The bisection method is a way to estimate solutions for single equations. When we solve one equation, this method can help us to get a number that is very close to the real solution.
Think about a continuous function F(x). If the curve of F(x) passes through the x-axis, it means that there must be one specific x number which makes F(x) = 0, in other words, a solution. But how to judge whether the curve passes the x-axis or not? We pick one section with lower boundary a1 and upper boundary b1. Then we calculate F(a) and F(b). If F(b) has different signal with F(a) (or F(a)*F(b) < 0), the F(x) curve will pass through the x-axis in this section, which means F(x) must have a solution in this section. In this way, we can estimate a range of the solution.
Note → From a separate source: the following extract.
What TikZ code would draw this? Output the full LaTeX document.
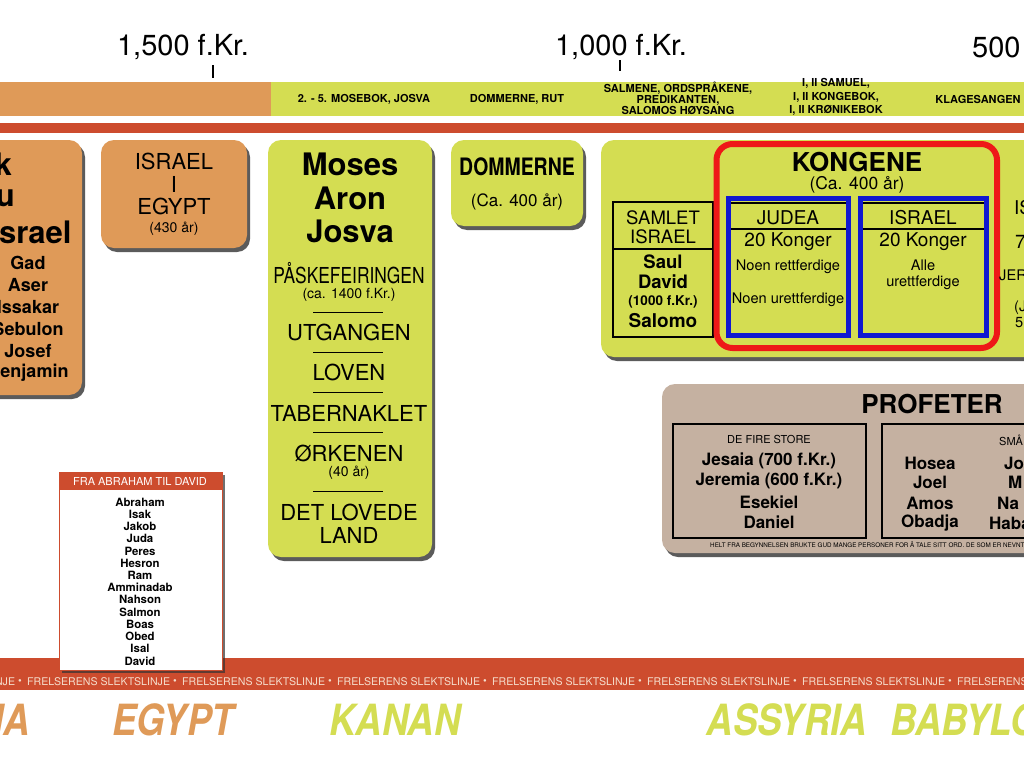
\documentclass[tikz,border=0pt]{standalone}
\usepackage{fontspec}
\setmainfont{TeX Gyre Heros}
\usepackage{graphicx}
\usetikzlibrary{shadows, positioning}
\definecolor{egyorange}{RGB}{223,154,88}
\definecolor{kanlime}{RGB}{212,221,82}
\definecolor{linjered}{RGB}{205,76,46}
\definecolor{proftaupe}{RGB}{197,177,161}
\definecolor{kongred}{RGB}{238,24,24}
\definecolor{rikeblue}{RGB}{16,24,208}
\definecolor{linjetext}{RGB}{245,222,205}
\newcommand{\fsz}[1]{\fontsize{#1}{\fpeval{1.15*#1}}\selectfont}
\newcommand{\fszb}[2]{\fontsize{#2}{\fpeval{#1*#2}}\selectfont}
\newcommand{\cond}[2]{\scalebox{#1}[1]{#2}}

\begin{document}
\begin{tikzpicture}[x=1pt, y=-1pt,
    every node/.style={inner sep=0pt, align=center},
    epoch/.style={rounded corners=13pt, drop shadow={shadow xshift=3pt, shadow yshift=-4pt, opacity=.8, fill=black!80}},
    cell/.style={draw=black, line width=1.2pt},
    barlbl/.style={font=\fszb{1.02}{11}\bfseries},
    yearlbl/.style={font=\fsz{29}},
    bigname/.style={font=\fsz{31}\bfseries},
    tribe/.style={font=\fsz{18}\bfseries},
    caps/.style={font=\fsz{22}},
    note/.style={font=\fsz{14}},
    mid/.style={font=\fsz{19}},
    boldmid/.style={font=\fsz{18.5}\bfseries},
    small/.style={font=\fsz{14.6}},
    prophet/.style={font=\fsz{17}\bfseries},
    ancestor/.style={font=\fsz{11.4}\bfseries},
    slekt/.style={font=\fsz{10.6}, text=linjetext},
    land/.style={font=\fsz{43}\bfseries\itshape},
]
\useasboundingbox (0,0) rectangle (1024,768);
\fill[white] (0,0) rectangle (1024,768);
\clip (0,0) rectangle (1024,768);

% tidslinje
\node[yearlbl] (y1500) at (183,47) {1,500 f.Kr.};
\node[yearlbl] (y1000) at (621,47) {1,000 f.Kr.};
\node[yearlbl, anchor=west] (y500) at (972,47) {500 f.Kr.};
\draw[line width=1.3pt] (213,65) -- (213,78);
\draw[line width=1.3pt] (620,60) -- (620,71);

\fill[egyorange] (0,82) rectangle (271,116);
\fill[kanlime] (271,82) rectangle (1024,116);
\node[barlbl] (bok1) at (364,99) {2. - 5. MOSEBOK, JOSVA};
\node[barlbl] (bok2) at (517,99) {DOMMERNE, RUT};
\node[barlbl] (bok3) at (678,98) {SALMENE, ORDSPRÅKENE,\\PREDIKANTEN,\\SALOMOS HØYSANG};
\node[barlbl, font=\fszb{1.22}{11}\bfseries] (bok4) at (836,97) {I, II SAMUEL,\\I, II KONGEBOK,\\I, II KRØNIKEBOK};
\node[barlbl] (bok5) at (978,99) {KLAGESANGEN};

\fill[linjered] (0,123) rectangle (1024,133);

% patriarkene
\path[epoch, fill=egyorange] (-30,140) rectangle (82,395);
\node[bigname, anchor=east] (pk) at (12,164) {k};
\node[bigname, anchor=east] (pu) at (15,198) {u};
\node[bigname] (pisrael) at (31,232) {Israel};
\foreach \nm/\yy in {Gad/263, Aser/285, Issakar/307, Sebulon/329, Josef/351, Benjamin/373}
  \node[tribe] (stamme-\nm) at (28,\yy) {\nm};

% Israel i Egypt
\path[epoch, fill=egyorange] (101,140) rectangle (247,248);
\node[caps] (ie1) at (174,161) {ISRAEL};
\node[caps] (ie2) at (174,184) {I};
\node[caps] (ie3) at (174,206) {EGYPT};
\node[note] (ie4) at (174,229) {(430 år)};

% Moses
\path[epoch, fill=kanlime] (268,140) rectangle (432,557);
\node[bigname] (moses) at (350,164) {Moses};
\node[bigname] (aron) at (350,198) {Aron};
\node[bigname] (josva) at (350,231) {Josva};
\node[caps] (paske) at (349,273) {\cond{.79}{PÅSKEFEIRINGEN}};
\node[note] (paskeaar) at (349,295) {(ca. 1400 f.Kr.)};
\node[caps] (utgang) at (349,332) {UTGANGEN};
\node[caps] (loven) at (349,372) {LOVEN};
\node[caps] (tabern) at (349,413) {TABERNAKLET};
\node[caps] (orken) at (349,453) {ØRKENEN};
\node[note] (orkenaar) at (349,473) {(40 år)};
\node[caps] (land1) at (349,512) {DET LOVEDE};
\node[caps] (land2) at (349,535) {LAND};
\foreach \yy in {312,352,392,432,491}
  \draw[line width=1pt] (313,\yy) -- (383,\yy);

% dommerne
\path[epoch, fill=kanlime] (451,140) rectangle (583,226);
\node[font=\fsz{24}\bfseries] (dommer) at (517,167) {\cond{.81}{DOMMERNE}};
\node[font=\fsz{17}] (dommeraar) at (517,202) {(Ca. 400 år)};

% kongene
\path[epoch, fill=kanlime] (601,140) rectangle (1060,357);
\draw[cell] (613,202) rectangle (713,337);
\draw[cell] (613,249) -- (713,249);
\node[font=\fszb{1.05}{18.5}] (samlet) at (663,227) {SAMLET\\ISRAEL};
\node[boldmid] (saul) at (663,262) {Saul};
\node[boldmid] (david) at (663,282) {David};
\node[font=\fsz{13.5}\bfseries] (davidaar) at (663,302) {(1000 f.Kr.)};
\node[font=\fsz{19}\bfseries] (salomo) at (663,321) {Salomo};

\draw[cell] (729,203) rectangle (848,334);
\draw[cell] (729,229) -- (848,229);
\draw[cell] (860,203) rectangle (987,334);
\draw[cell] (860,229) -- (987,229);
\draw[rikeblue, line width=5pt] (728.5,198.5) rectangle (848.5,335.5);
\draw[rikeblue, line width=5pt] (860.5,198.5) rectangle (986.5,335.5);
\draw[kongred, line width=6pt, rounded corners=16pt] (716.5,144) rectangle (997,348);

\node[font=\fsz{26}\bfseries] (kongene) at (857,162) {KONGENE};
\node[font=\fsz{17.5}] (kongaar) at (857,185) {(Ca. 400 år)};
\node[mid] (judea) at (788,218) {JUDEA};
\node[mid] (judeak) at (788,242) {20 Konger};
\node[small] (judear) at (788,267) {Noen rettferdige};
\node[small] (judeau) at (788,300) {Noen urettferdige};
\node[mid] (israel) at (923,218) {ISRAEL};
\node[mid] (israelk) at (923,242) {20 Konger};
\node[font=\fszb{1.1}{14.6}] (israelu) at (923,275) {Alle\\urettferdige};
\node[mid, anchor=west] (kant1) at (1014,208) {IS};
\node[mid, anchor=west] (kant2) at (1015,242) {7};
\node[small, anchor=west] (kant3) at (999,275) {JER};
\node[small, anchor=west] (kant4) at (1014,308) {(J};
\node[small, anchor=west] (kant5) at (1015,323) {5};

% profeter
\path[epoch, fill=proftaupe] (662,384) rectangle (1060,553);
\node[font=\fsz{26}\bfseries] (profeter) at (932,404) {PROFETER};
\draw[cell] (673,424) rectangle (866,538);
\draw[cell] (882,424) rectangle (1060,538);
\node[font=\fsz{11}] (store) at (769,439) {DE FIRE STORE};
\node[prophet] (jesaia) at (769,461) {Jesaia (700 f.Kr.)};
\node[prophet] (jeremia) at (769,481) {Jeremia (600 f.Kr.)};
\node[prophet] (esekiel) at (769,502) {Esekiel};
\node[prophet] (daniel) at (769,522) {Daniel};
\node[font=\fsz{11}, anchor=west] (smaa) at (999,440) {SMÅ};
\node[prophet] (hosea) at (930,463) {Hosea};
\node[prophet] (joel) at (930,482) {Joel};
\node[prophet] (amos) at (930,503) {Amos};
\node[prophet] (obadja) at (930,523) {Obadja};
\node[prophet, anchor=west] (sm1) at (1004,463) {Jo};
\node[prophet, anchor=west] (sm2) at (1008,482) {M};
\node[prophet, anchor=west] (sm3) at (997,503) {Na};
\node[prophet, anchor=west] (sm4) at (989,523) {Haba};
\node[font=\fsz{6.3}, anchor=west] (proffot) at (710,545) {HELT FRA BEGYNNELSEN BRUKTE GUD MANGE PERSONER FOR Å TALE SITT ORD. DE SOM ER NEVNT HER ER};

% frelserens slektslinje
\fill[linjered] (0,658) rectangle (1024,690);
\foreach \k in {-1,...,6} {
  \node[slekt, anchor=west] (slekt\k) at (27+155*\k,682) {FRELSERENS SLEKTSLINJE};
  \node[slekt] (prikk\k) at (175+155*\k,682) {\textbullet};
}

\path[fill=white, draw=linjered, line width=1pt, drop shadow={shadow xshift=3pt, shadow yshift=-3pt, opacity=.7, fill=black!80}] (59,472) rectangle (222,670);
\fill[linjered] (59,472) rectangle (222,490);
\node[font=\fsz{11}, text=white] (abrhdr) at (140,481) {FRA ABRAHAM TIL DAVID};
\foreach \nm [count=\i from 0] in {Abraham,Isak,Jakob,Juda,Peres,Hesron,Ram,Amminadab,Nahson,Salmon,Boas,Obed,Isal,David}
  \node[ancestor] (anc\i) at (140,502+12.23*\i) {\nm};

% land
\node[land, text=egyorange, anchor=east] (mesop) at (30,720) {\cond{.85}{IA}};
\node[land, text=egyorange] (egypt) at (173,720) {\cond{.85}{EGYPT}};
\node[land, text=kanlime] (kanan) at (395,720) {\cond{.85}{KANAN}};
\node[land, text=kanlime] (assyria) at (787,720) {\cond{.85}{ASSYRIA}};
\node[land, text=kanlime, anchor=west] (babylon) at (890,720) {\cond{.85}{BABYLON}};
\end{tikzpicture}
\end{document}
To make our estimation more precise, we need to shorten the range which contains the solution. We divide this section into two equal parts: ( a , a/2+b/2) and (a/2+b/2, b). Then we apply the same method to judge whether there is a solution in each section. If there is no solutions in one section( F(a)*F(a/2+b/2) > 0 or F(a/2+b/2)*F(b)> 0), we ignore this section. If there is a solution in one section (F(a)*F(a/2+b/2) < 0 or F(a/2+b/2)*F(b) < 0), we continue to shorten the range until the range is smaller than the error of estimation we expected. Finally, we take the middle point of the final range as a solution of F(x).